Definition and scope
Digitizing family documents and photographs refers to the process of converting analog originals — paper documents, photographic prints, negatives, slides, film reels, and audio recordings — into digital files that can be stored, copied, transmitted, and retrieved without degrading the originals. Within the genealogical research sector, this encompasses not only the creation of digital surrogates but also the application of metadata, file naming conventions, and long-term storage protocols that make those surrogates discoverable and usable across generations.
The distinction between digitization for access and digitization for preservation is operationally significant. Access-level digitization produces files adequate for viewing and sharing — typically JPEG images at 300 dots per inch (DPI). Preservation-level digitization follows Federal Agencies Digital Guidelines Initiative (FADGI) standards, which recommend a minimum of 400 DPI for reflective documents and 600 DPI or higher for photographic prints and negatives, with archival masters saved in uncompressed TIFF format (FADGI Still Image Working Group Guidelines, 2016).
The full ecosystem of photographs and heirlooms in family history intersects directly with digitization — physical artifacts that survive in a family are only as accessible as the copies made from them.
How it works
Digitization follows a structured workflow that differs materially depending on the format of the original and the intended use of the digital output.
Stage-by-stage breakdown:
- Inventory and condition assessment — Physical materials are catalogued before any scanning begins. Fragile or damaged items — photographs with emulsion flaking, brittle paper, or foxing — may require stabilization by a conservator before they can be handled for scanning.

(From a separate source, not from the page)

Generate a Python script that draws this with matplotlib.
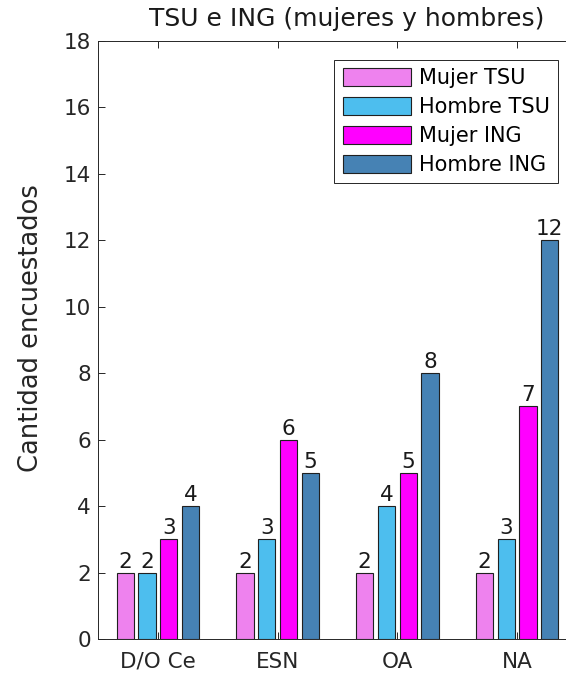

- Equipment selection — Flatbed scanners handle most reflective documents and photographic prints. Film scanners or drum scanners are used for 35mm negatives, medium-format film, and large-format transparencies. Overhead or planetary scanners are standard for bound volumes where spine pressure would cause damage.
- Resolution and color calibration — Scanners are calibrated against standardized color targets (such as the IT8 target) to ensure that color rendition is accurate and reproducible. Resolution is set according to the nature of the material.
- File format selection — Archival masters are saved as uncompressed TIFF files. Derivative files for web sharing or research use are saved as JPEG or PDF, depending on the distribution context.
- Metadata entry — Files receive embedded metadata conforming to Dublin Core or EXIF/IPTC standards, capturing subject, date, creator, format, and physical location of the original.
- Quality control — Each scan is reviewed at 100% zoom for focus, exposure, and completeness. Pages captured in multi-page documents are checked for sequence integrity.
- Storage and backup — Archival practice follows the 3-2-1 rule: 3 copies, on 2 different media types, with 1 copy stored off-site or in cloud storage. The Library of Congress Digital Preservation program documents this approach in its personal digital archiving resources.
For genealogists working to organize and preserve genealogical records, digitization is most effective when integrated into a broader records management strategy rather than treated as a one-time project.
Common scenarios
Families and researchers encounter digitization needs across a range of contexts, each with distinct technical requirements.
Photographic prints and albums — Color prints from the 1960s through 1990s are among the most time-sensitive materials. Chromogenic prints are susceptible to dye fading; the Image Permanence Institute at Rochester Institute of Technology has documented that improperly stored color prints can exhibit visible fading within 15 to 25 years under adverse conditions. Scanning at 600 DPI preserves tonal gradation and surface detail.
Handwritten documents — Letters, diaries, and family bibles require high-contrast scanning to render faded ink legible. Infrared scanning techniques, available through specialized service providers, can recover text that has become invisible to standard optical scanning.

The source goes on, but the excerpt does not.